While Gregory Doran’s RSC makes its way slowly but surely through the Complete Works of William Shakespeare up in Stratford-upon-Avon (a project that has still got several seasons left to go), Forced Entertainment have raided their pantry to present 1 hours synopses of 36 of the 37 plays over just six days. There are no fancy sets, pricy props or star leads in sight; I saw two comedies and a tragedy in three hours in which the Antipholuses of The Comedy of Errors were ‘played’ by candlesticks, Titus Andronicus by a bottle of Grolsch, and Portia of The Merchant of Venice by a bottle of rose essence.
There is something childishly delightful about Table Top Shakespeare and as deadpan narrators shuffle store cupboard staples around to tell epic stories of love and revenge the audience doesn’t so much laugh as snigger. The first performance I saw was The Comedy of Errors, hilariously narrated by Terry O’Connor who explained an uncooperative prop – a particularly wobbly sponge Dromio – as suffering from ‘sea legs’. O’Connor was particularly brilliant in the scenes between scorned wife Adriana and her sister Luciana, offering a surprisingly insightful feminist reading of the scenes, and with her subtle eye rolls at the laddish jokes of Antipholus and Dromio. Her admission that “it’s really confusing” in one scene change caused yet more giggles but O’Connor forgot a few too many things, leaving big pauses and relying on a visible crib sheet.
A far more assured performance from Robin Arthur followed as he told the story of Titus Andronicus with a cast consisting largely of bottles and, to the biggest laugh of the night, Roman crowds represented by two bags of clementines. As he proved in Forced Entertainment’s The Notebook, Arthur has a great voice for engaging storytelling no matter how nasty the subject matter, and a bottle of shower gel has never been imbued with such tragedy as the one made to stand in for Lavinia. The contrast of the trivial cast and the horrible tragedy was bizarre but very effective, even if one audience member was corpsing during the rape scene.

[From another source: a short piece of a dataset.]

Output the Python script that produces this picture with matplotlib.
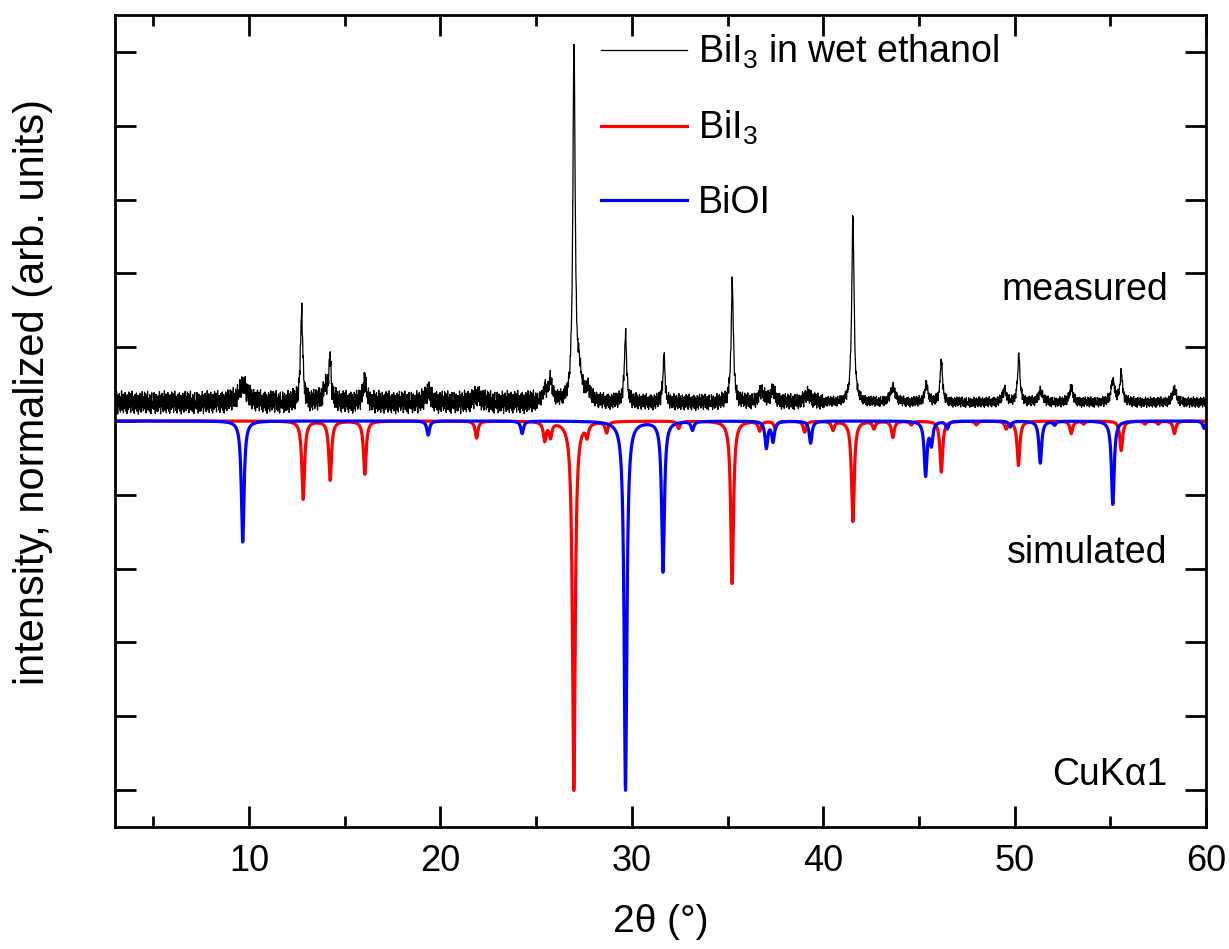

Though the kitchen cupboard novelty of Table Top Shakespeare begins to wear thin after two hours, its focus on simply telling stories doesn’t. Claire Marshall’s wry and witty The Merchant of Venice made the 10-11pm slot the highlight of the night. Table Top Shakespeare is full of the charm of bedtime stories and bursting with the power of the imagination. I’d love to hear a Table Top audiobook. Director Tim Etchells notes in the programme that the table that becomes the stage is ‘a distant cousin to the “wooden O”, invoked by Shakespeare in Henry V, as the arena for the audience’s collective imagination.’ This humble tone (with a wink of playfulness) is at the core of Table Top Shakespeare, a simple pleasure and a reminder of the importance of the stories themselves in a city whose theatres are already strutting and fretting to celebrate Shakespeare in as grand a fashion as possible in the 400th year since his death.